MMMU-Pro: A More Robust Multi-discipline Multimodal Understanding Benchmark
Xiang Yue, Tianyu Zheng, Yuansheng Ni, Yubo Wang, Kai Zhang, Shengbang Tong, Yuxuan Sun, Ming Yin, Botao Yu, Ge Zhang, Huan Sun, Yu Su, Wenhu Chen, Graham Neubig
2024-09-05
Summary
This paper talks about MMMU-Pro, a new and improved benchmark designed to test how well multimodal models understand and reason with different types of information, like text and images.
What's the problem?
Current benchmarks for evaluating multimodal models often allow models to answer questions using only text, which doesn't fully test their ability to integrate visual and textual information. This limitation means that we don't really know how well these models can 'see' and 'read' at the same time, which is a key skill for understanding complex information.
What's the solution?
MMMU-Pro improves upon previous benchmarks by filtering out questions that can be answered just with text, adding more options for answers, and introducing a setting where questions are embedded within images. This approach forces the AI to truly combine what it sees with what it reads.
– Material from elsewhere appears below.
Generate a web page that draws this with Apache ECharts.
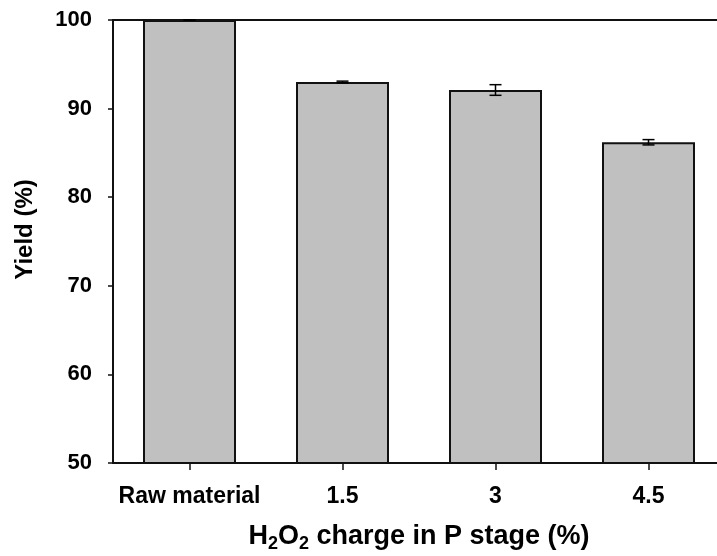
<!DOCTYPE html>
<html>
<head>
<meta charset="utf-8">
<script src="https://cdn.jsdelivr.net/npm/echarts@6/dist/echarts.min.js"></script>
<style>html,body{margin:0;padding:0;background:#fff}#c{width:717px;height:556px}</style>
</head>
<body>
<div id="c"></div>
<script>
const categories = ['Raw material', '1.5', '3', '4.5'];
const yieldValues = [100, 93.0, 92.1, 86.2];
const yieldErrors = [0, 0.1, 0.6, 0.3];
const yTicks = [50, 60, 70, 80, 90, 100];

const chart = echarts.init(document.getElementById('c'));
const FONT = '"Liberation Sans", Arial, sans-serif';
const errData = categories.map((c, i) => [i, yieldValues[i] - yieldErrors[i], yieldValues[i] + yieldErrors[i]]);

chart.setOption({
  animation: false,
  backgroundColor: '#fff',
  grid: { left: 113, top: 20, width: 612, bottom: 93, containLabel: false, outerBoundsMode: 'none' },
  xAxis: [{
    type: 'category',
    data: categories,
    position: 'bottom',
    axisLine: { lineStyle: { color: '#111', width: 2 } },
    axisTick: { show: true, alignWithLabel: true, interval: 0, length: 7, lineStyle: { color: '#111', width: 1.5 } },
    axisLabel: { color: '#000', fontFamily: FONT, fontWeight: 'bold', fontSize: 23, margin: 22, interval: 0, hideOverlap: false },
    name: '{a|H}{s|2}{a|O}{s|2}{a| charge in P stage (%)}',
    nameLocation: 'middle',
    nameGap: 58,
    nameTextStyle: {
      rich: {
        a: { fontFamily: FONT, fontWeight: 'bold', fontSize: 27, color: '#000' },
        s: { fontFamily: FONT, fontWeight: 'bold', fontSize: 18, color: '#000', verticalAlign: 'bottom', padding: [14, 0, 0, 0] }
      }
    }
  }, {
    type: 'category',
    data: categories,
    position: 'top',
    axisLine: { show: true, lineStyle: { color: '#111', width: 2 } },
    axisTick: { show: false },
    axisLabel: { show: false }
  }],
  yAxis: {
    type: 'value',
    min: yTicks[0],
    max: yTicks[yTicks.length - 1],
    interval: 10,
    splitLine: { show: false },
    axisLine: { show: true, lineStyle: { color: '#111', width: 2 } },
    axisTick: { show: true, length: 5, lineStyle: { color: '#111', width: 1.5 } },
    axisLabel: { color: '#000', fontFamily: FONT, fontWeight: 'bold', fontSize: 22, margin: 21 },
    name: 'Yield (%)',
    nameLocation: 'middle',
    nameGap: 76,
    nameRotate: 90,
    nameTextStyle: { color: '#000', fontFamily: FONT, fontWeight: 'bold', fontSize: 24, padding: [0, 0, 0, 24] }
  },
  series: [{
    type: 'bar',
    data: yieldValues,
    barWidth: 93,
    itemStyle: { color: '#c0c0c0', borderColor: '#111', borderWidth: 2 }
  }, {
    type: 'custom',
    data: errData,
    z: 5,
    renderItem: function (params, api) {
      const x = api.value(0);
      const lo = api.coord([x, api.value(1)]);
      const hi = api.coord([x, api.value(2)]);
      const hw = 6;
      const st = { stroke: '#000', lineWidth: 1.5 };
      return {
        type: 'group',
        children: [
          { type: 'line', shape: { x1: lo[0], y1: lo[1], x2: hi[0], y2: hi[1] }, style: st },
          { type: 'line', shape: { x1: lo[0] - hw, y1: lo[1], x2: lo[0] + hw, y2: lo[1] }, style: st },
          { type: 'line', shape: { x1: hi[0] - hw, y1: hi[1], x2: hi[0] + hw, y2: hi[1] }, style: st }
        ]
      };
    }
  }]
});
</script>
</body>
</html>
The results showed that models performed significantly worse on MMMU-Pro compared to earlier benchmarks, indicating that it is a tougher test that better reflects real-world challenges.
Why it matters?
This research is important because it provides a more realistic way to evaluate how well AI can understand and reason about complex information from multiple sources. By creating a benchmark that closely mimics real-life scenarios, MMMU-Pro can help guide future improvements in AI technology, making it more capable of handling diverse tasks.
Abstract
This paper introduces MMMU-Pro, a robust version of the Massive Multi-discipline Multimodal Understanding and Reasoning (MMMU) benchmark. MMMU-Pro rigorously assesses multimodal models' true understanding and reasoning capabilities through a three-step process based on MMMU: (1) filtering out questions answerable by text-only models, (2) augmenting candidate options, and (3) introducing a vision-only input setting where questions are embedded within images. This setting challenges AI to truly "see" and "read" simultaneously, testing a fundamental human cognitive skill of seamlessly integrating visual and textual information. Results show that model performance is substantially lower on MMMU-Pro than on MMMU, ranging from 16.8% to 26.9% across models. We explore the impact of OCR prompts and Chain of Thought (CoT) reasoning, finding that OCR prompts have minimal effect while CoT generally improves performance. MMMU-Pro provides a more rigorous evaluation tool, closely mimicking real-world scenarios and offering valuable directions for future research in multimodal AI.